If Mila’s goal was simply to facilitate trading from one market into another, then everything is in place and all they need to do is continue promoting the link. However, if Mila wants to become an integrated stock exchange group, then we are just at the start of the adventure. Certainly, the different currencies and tax regimes will have to be resolved, though there are already examples of integrated exchange groups managing this kind of issue, such as Nasdaq OMX Baltics and CEE Stock Exchange Group. As Mila matures, the integration of the stock exchanges could be the first step of a broader evolution in how the different economic markets interact with each other.

Beyond that, Mila will need to consider how they want to expand. Will it add more countries? Cover additional asset classes? Implement a common trading platform? Offer clearing and settlement?

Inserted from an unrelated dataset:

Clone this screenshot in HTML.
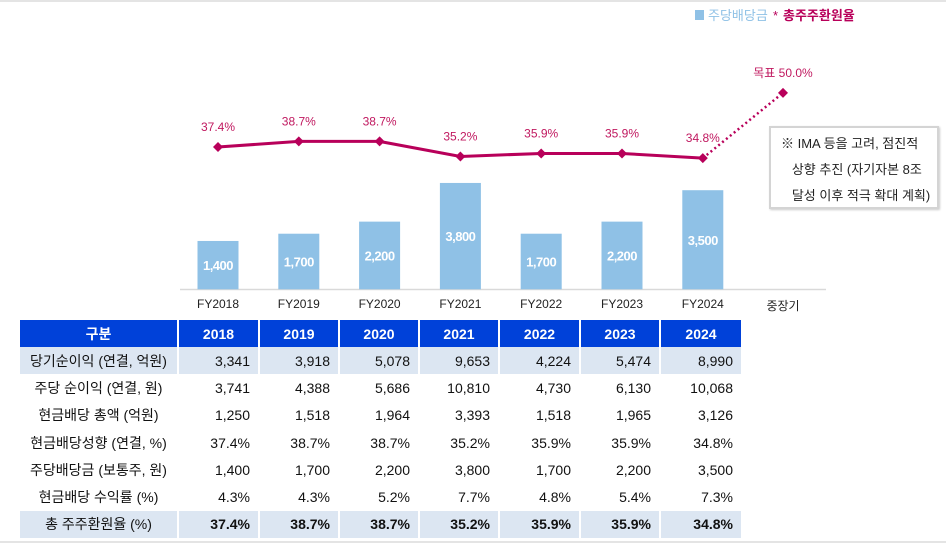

Is the evolution of Mila outpacing the evolution of the supporting infrastructure, such as technology or a sizeable pool of brokers to connect fund managers with the exchange?
No – if anything, it is the opposite.Mila is still in the infancy stage, and the large pool of brokers is already there. However, fund managers in each of the three countries still see three  separate markets rather than one global pool of investment. The same thing happened in Europe, where it took two to three years for brokers and fund managers to see Euronext not  as an alliance of the French, Dutch or Belgian exchanges but as a truly integrated market with a common rulebook and a single technical [application progamming interface]. That will happen with Mila, even if it remains just a link between independent exchanges.

What are back- or middle-office operational aspects that fund managers have to confront?
There are  several middle- and back-office operational issues to consider. For instance, there are multiple currencies and different jurisdictions. In addition, fund managers may currently trade with a different broker in each country rather than a single broker that provides access to all three markets. One can expect significant downstream operational difficulties with clearing and settlement taking place in different jurisdictions and with different rules. Trading across these markets remains complex, and that is why Mila’s continued development may facilitate further regional trading.

Do you think confidence in Mila is likely to grow?
Confidence in Mila is likely to grow, especially if the exchanges can express a strategy and clear goals for the medium-term. What is Mila 2.0? Will it remain as it is, or are the exchanges more ambitious? Certainly, Mexico is already interesting in joining the alliance, and I would not be surprised to see Argentina, Venezuela and even Brazil joining.